Love is never wasted. Though its efforts may seem for a time to go for nought, yet the good it strives to accomplish is sure to be reached in some measure in the end. How disappointing all the lavish self-devotion of Jesus appeared when those whom He sought to bless rejected Him and hounded Him to the cross! And yet the winning spell of that very self-devotion worked on more mightily than ever after He had passed beyond the sphere of mortal sight. It was the charm of His pure and self-renouncing no love that overcame hostility and unbelief, and it is overcoming still. That cross on which He died has been making its silent appeal to generation after generation as the years roll by. It is the appeal of suffering, redeeming love; the appeal of a love that sacrificed, that gave up all in self-forgetting passion for the good of all, that saved others though itself it could not save. And before that appeal, obstinacy, self-will and pride, reckless vanity and hardened viciousness, have been constrained to give way and own themselves conquered by its divinely captivating power.

And no love that has in it the spirit that pervaded Christ’s can ever toil or suffer in vain.

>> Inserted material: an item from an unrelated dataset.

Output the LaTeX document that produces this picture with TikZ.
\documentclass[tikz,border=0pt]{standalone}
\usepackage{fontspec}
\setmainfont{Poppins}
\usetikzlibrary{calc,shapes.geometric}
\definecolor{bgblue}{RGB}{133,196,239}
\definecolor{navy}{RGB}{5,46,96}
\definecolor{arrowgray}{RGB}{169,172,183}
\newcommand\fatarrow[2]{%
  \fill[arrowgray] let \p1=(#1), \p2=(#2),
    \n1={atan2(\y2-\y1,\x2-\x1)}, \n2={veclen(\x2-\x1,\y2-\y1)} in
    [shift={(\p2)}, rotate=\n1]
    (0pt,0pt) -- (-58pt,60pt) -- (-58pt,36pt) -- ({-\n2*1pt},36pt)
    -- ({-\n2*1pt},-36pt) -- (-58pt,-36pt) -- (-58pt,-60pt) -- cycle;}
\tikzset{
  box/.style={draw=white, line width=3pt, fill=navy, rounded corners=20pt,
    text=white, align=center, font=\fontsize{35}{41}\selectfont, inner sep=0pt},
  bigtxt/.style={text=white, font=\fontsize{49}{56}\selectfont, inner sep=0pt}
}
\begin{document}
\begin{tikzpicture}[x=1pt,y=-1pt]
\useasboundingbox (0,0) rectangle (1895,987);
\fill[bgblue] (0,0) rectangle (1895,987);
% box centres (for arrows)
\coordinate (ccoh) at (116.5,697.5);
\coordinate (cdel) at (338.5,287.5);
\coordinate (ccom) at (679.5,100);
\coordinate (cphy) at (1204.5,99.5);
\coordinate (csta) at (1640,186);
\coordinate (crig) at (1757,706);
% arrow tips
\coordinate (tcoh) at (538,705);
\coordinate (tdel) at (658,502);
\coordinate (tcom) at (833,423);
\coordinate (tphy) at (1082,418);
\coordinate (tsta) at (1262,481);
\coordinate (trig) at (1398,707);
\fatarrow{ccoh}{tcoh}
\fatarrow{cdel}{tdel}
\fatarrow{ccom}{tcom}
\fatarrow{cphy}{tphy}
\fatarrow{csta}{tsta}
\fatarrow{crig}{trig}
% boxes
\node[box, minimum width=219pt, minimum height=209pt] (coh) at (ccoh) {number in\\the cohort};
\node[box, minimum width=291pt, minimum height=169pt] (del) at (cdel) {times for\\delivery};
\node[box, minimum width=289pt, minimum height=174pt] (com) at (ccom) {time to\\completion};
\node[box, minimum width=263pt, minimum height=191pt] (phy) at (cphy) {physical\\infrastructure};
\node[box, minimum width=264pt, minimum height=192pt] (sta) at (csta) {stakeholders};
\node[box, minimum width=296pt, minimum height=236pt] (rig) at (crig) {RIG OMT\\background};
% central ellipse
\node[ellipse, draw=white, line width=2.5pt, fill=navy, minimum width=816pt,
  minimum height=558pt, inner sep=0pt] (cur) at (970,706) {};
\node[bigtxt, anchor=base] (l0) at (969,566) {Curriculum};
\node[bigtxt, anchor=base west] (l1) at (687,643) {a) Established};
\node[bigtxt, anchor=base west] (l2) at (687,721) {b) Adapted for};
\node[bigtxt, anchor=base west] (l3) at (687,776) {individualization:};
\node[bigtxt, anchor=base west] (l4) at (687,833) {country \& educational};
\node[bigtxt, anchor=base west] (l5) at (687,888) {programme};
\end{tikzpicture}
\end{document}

Its effects — though for long, perhaps, unseen — are real, and they may be striking deeper than can be conceived. They may continue to grow and accumulate, and produce an ever-enlarging amount of good after the earthly life has come to a close. For

"Lore lives on, and hath a power to bless

When they that loved are hidden in their graves."

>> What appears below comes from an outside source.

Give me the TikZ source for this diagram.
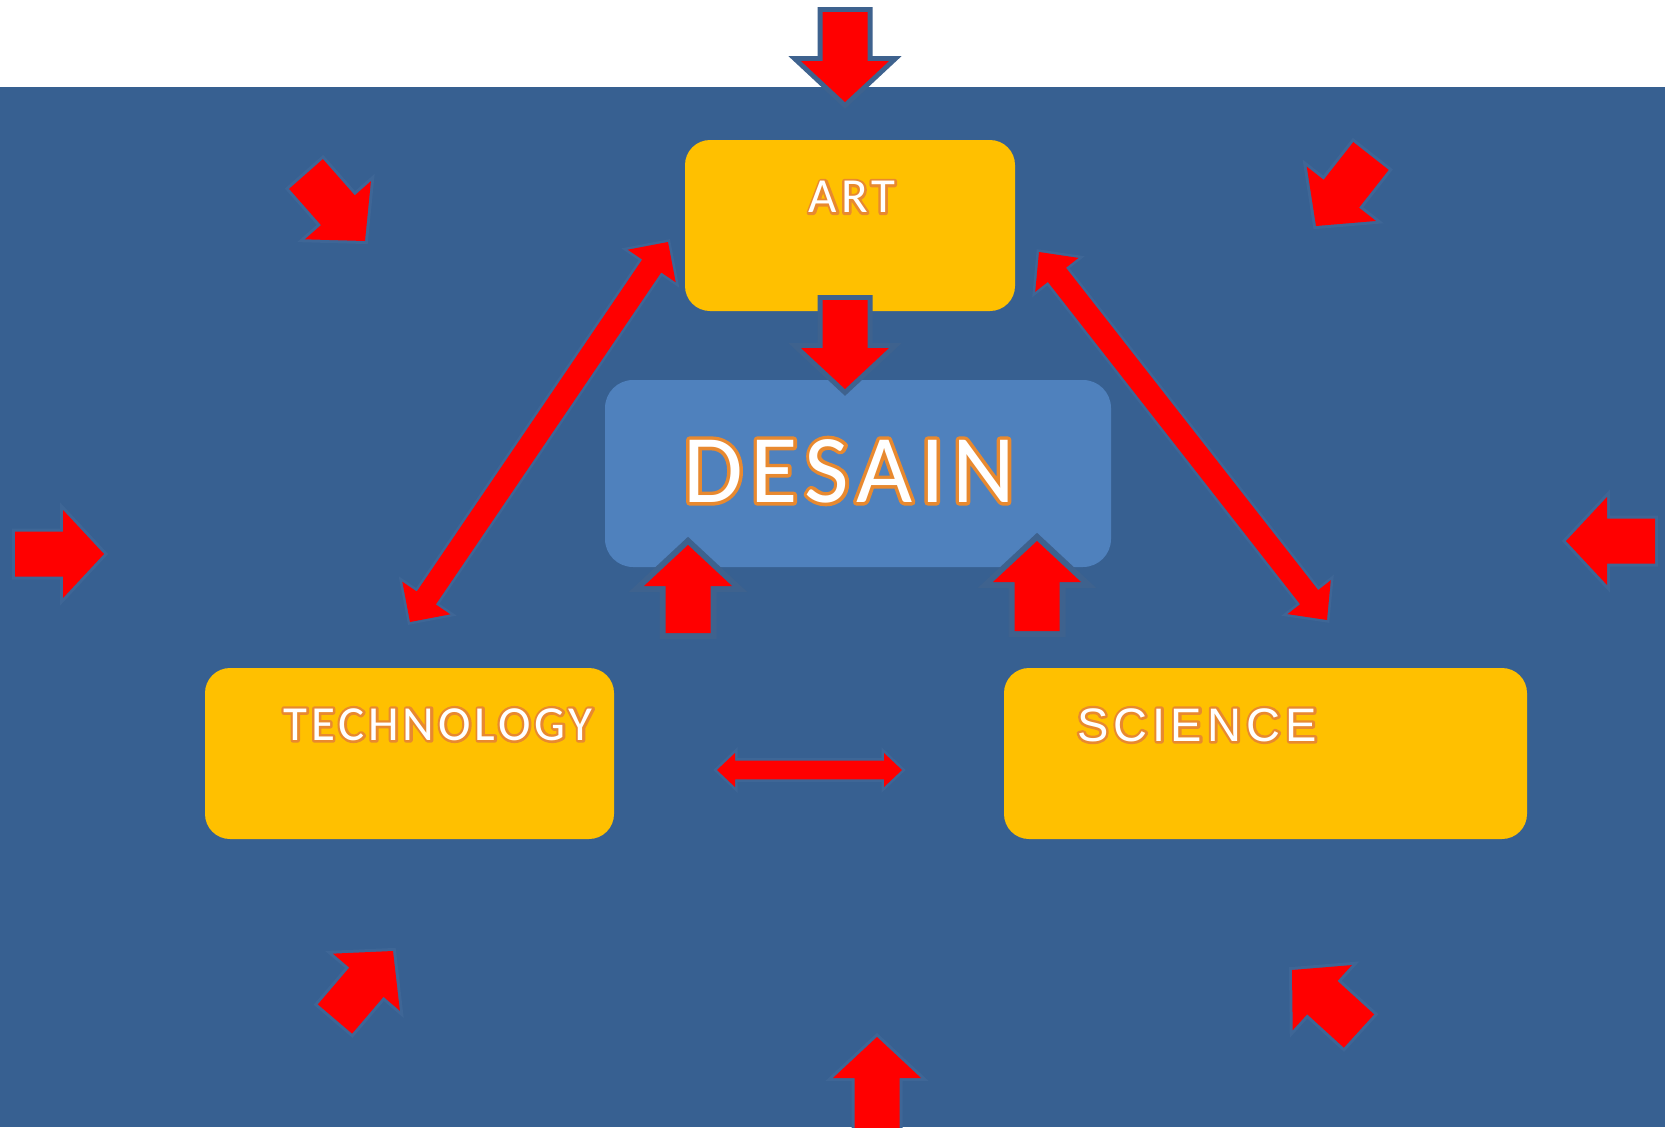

5. The Imperishable Vitality of Love.

A true and pure affection, fired by high and sacred aims, is a deathless thing. It possesses a freshness that is immortal. The proverbs of the world have seized and enshrined this truth. "Mother’s love is ever in its spring"; "Many waters cannot quench love"; "True love never grows old"; "Love is strong as death." In point of fact, the moment one soul meets another in the mutual surrender of love, there rises in them the consciousness of something eternal. And in proportion as their love is a hallowed feeling, sanctified, as Christ's was, by reverence and by regard for life’s spiritual ends, it forms a bond of adamantine firmness, which only grows the stronger through the changing years, as the burden of toil and care has to be borne together, and the wrestle with trouble waged. And if we wish to have the relish of life heightened, and the heart kept young up to life’s last hour and in the unseen beyond, our sincere anxiety should be to cultivate the power of loving as Jesus loved. Then a benign, sweetening influence would pass into all our closest human relationships, making them finer and truer; and we should grasp the secret of finding blessedness in spreading blessing, which, as Browning reminds us, is ever a rich and sufficing reward.

"For life, with all it yields of joy and woe,

And hope and fear —

Is just our chance o’ the prize of learning love,

How love might be, hath been indeed, and is;

And that we hold henceforth to the uttermost

Such prize, despite the envy of the world."